I.Coast's Gbagbo faces campaign of financial strangulation

AFP, Saturday 18 Dec 2010

The international community is preparing a campaign of financial strangulation to prise Laurent Gbagbo from power in Ivory Coast, targeting key bank accounts, officials and experts say.

Former International Monetary Fund director Alassane Ouattara is widely recognised as the winner of last month's presidential run-off vote, but the incumbent Gbagbo has refused to leave office amid rising violence.

"It is necessary to maintain the pressure, even increasing it through the fact that the only valid banking signatory for the Ivorian state is Ouattara," said French Foreign Minister Michele Alliot-Marie.

France, the former colonial power, has called for Gbagbo to give up power by the end of the week.

The European Union is preparing sanctions against 18 of Gbagbo's cronies, including freezing their personal bank accounts and issuing visa bans.
"Laurent Gbagbo faces measures which will gradually strangle him," said a senior French official. "Ouattara has started to name ambassadors, there are individual sanctions taken by the European Union, there is the closure of state accounts with the sole recognised signature, that of Alassane Ouattara," he said.

The first goal of the campaign of financial strangulation is weakening Gbagbo's grip on the military by rendering him unable to pay wages.
"It will take around a month for this recognition to produce concrete effects," said the official.
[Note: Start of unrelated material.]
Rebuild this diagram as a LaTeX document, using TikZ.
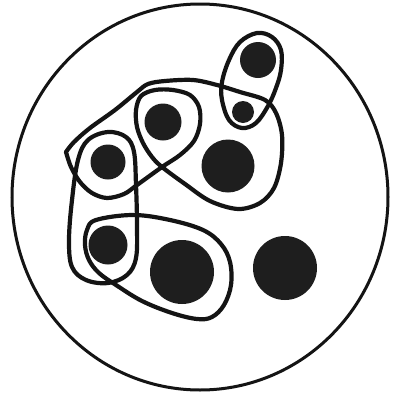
\documentclass[tikz,border=0pt]{standalone}
\begin{document}
\definecolor{ink}{HTML}{141414}
\definecolor{dotc}{HTML}{1E1E1E}
\begin{tikzpicture}[x=1pt,y=-1pt,
  loopline/.style={draw=ink, line width=4.2pt, line join=round, line cap=round},
  dot/.style={circle, fill=dotc, inner sep=0pt}]
\useasboundingbox (0,0) rectangle (393,394);
\fill[white] (0,0) rectangle (393,394);
% outer circle
\draw[draw=ink, line width=3pt] (200,197) ellipse [x radius=188pt, y radius=193pt];
% dots
\node[dot, minimum size=36pt] (d1) at (258,60) {};
\node[dot, minimum size=22pt] (d2) at (243,112) {};
\node[dot, minimum size=37pt] (d3) at (163,122) {};
\node[dot, minimum size=53pt] (d4) at (228,166) {};
\node[dot, minimum size=35pt] (d5) at (108,162) {};
\node[dot, minimum size=39pt] (d6) at (108,245) {};
\node[dot, minimum size=64pt] (d7) at (182,272) {};
\node[dot, minimum size=64pt] (d8) at (285,268) {};
% capsule around d1,d2
\draw[loopline] plot[smooth cycle, tension=0.6] coordinates {(257,33) (272,37) (281,50) (281,70) (276,88) (268,106) (256,123) (242,128) (229,120) (222,100) (222,82) (229,60) (240,42)};
% tall capsule around d5,d6
\draw[loopline] plot[smooth cycle, tension=0.6] coordinates {(108,132) (126,137) (134,152) (136,185) (137,225) (136,258) (127,275) (108,283) (86,280) (72,267) (69,240) (72,200) (78,160) (88,140)};
% blob around d6,d7
\draw[loopline] plot[smooth cycle, tension=0.6] coordinates {(96,220) (133,215) (170,220) (203,230) (221,244) (230,262) (231,285) (224,305) (212,317) (197,319) (172,313) (142,301) (116,285) (99,273) (89,260) (85,245) (87,230)};
% big self-crossing curve
\draw[loopline] plot[smooth, tension=0.55] coordinates {(66,152) (71,167) (80,182) (92,193) (107,198) (124,194) (137,185) (162,167) (180,155) (194,141) (200,124) (199,107) (190,95) (173,90) (155,90) (141,96) (136,110) (137,127) (143,143) (152,157) (162,167) (185,184) (210,201) (238,209) (260,203) (274,188) (281,163) (282,135) (276,113) (265,100) (240,92) (217,85) (193,80) (165,81) (148,84) (137,92) (115,110) (90,128) (74,142) (66,152)};
\end{tikzpicture}
\end{document}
But experts warn that the process could be slow as Gbagbo likely possesses financial resources outside international controls, and sanctions may also increase his support among the population.

"In the case of the Gbagbo clan, the lesson since the start of this crisis is that external pressures are used as a political resource, turned upside down by the logic of ultra-nationalist sovereignty," said Richard Banegas, a historian specialising in Ivory Coast.

"Laurent Gbagbo controls the production and exports of petroleum and cocoa (the country's key crop). If one wants to suffocate the regime, it is necessary for example to consider a blockade of the port of Abidjan," he said.

For Ouattara's camp -- and the international community -- Gbagbo's Achilles' heel is banking, in particular its primary foreign currency account at West African Central Bank (BCEAO).

"All operations with the IMF, donors, foreign aid, pass through this account," said a regional banking expert, who would not give his name.
"For example, development aid from France to Ivory Coast is paid into this account. This is also the case for funds linked to imports and exports, like taxes on cocoa or oil revenues. "It's a huge part of the budget," he said.

According to the expert, Ouattara's camp has control of this account, but Gbagbo likely holds sufficient reserves in other accounts to cover the government payroll for this month.